Say I have the following memory scheme:
Data bus: 8 bit
Main Memory Store: 256 Byte
Cache Store : 32 Byte
Block Size : 4 Byte
How would I go about listing the assigned bits for tag,offset and block number for location 12?
I think the right answer is 12 is binary is 00001100 since we have 8-bit representation. Then the first 4-bits would be line number and block number and the last 4 would be the offset? Is this correct? If not can anyone explain why?
I got this question wrong on homework and my TA is not responding to my questions.

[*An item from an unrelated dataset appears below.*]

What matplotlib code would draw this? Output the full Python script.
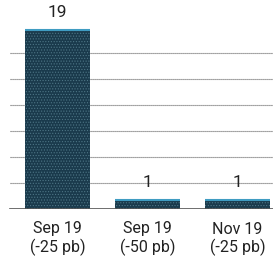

My line of thinking is that each memory location saved in a cache is made of 3 components, the tag (which is what the cache uses to recognize it), the index (the location in cache that it is stored), the offset(tells the ram which offset hold the value).
Now in tag + index = baselocation and baselocation + offset = the address we want in main mem.
First off to calculate the offset it should 2^b where b = linesize. In direct mapping line size = block size which is 4. So the lower 4 bits are my offset.
Next the index which is the power of 2 that is needed to uniquely address memory. Since the cache total is 32. We need 2^x = 32 which is 5.
Lastly the tag is total# of bits - (offset + index) = -1 because 8 -9 which I know is inherently wrong.
This leads me to my previous answer above for location 12. Since it is 8-bits the lower 4 must be my offset leaving the upper 4 for my tag and index.
Guess that's why I got it wrong. But what is the right answer? And how do you solve these types of problems?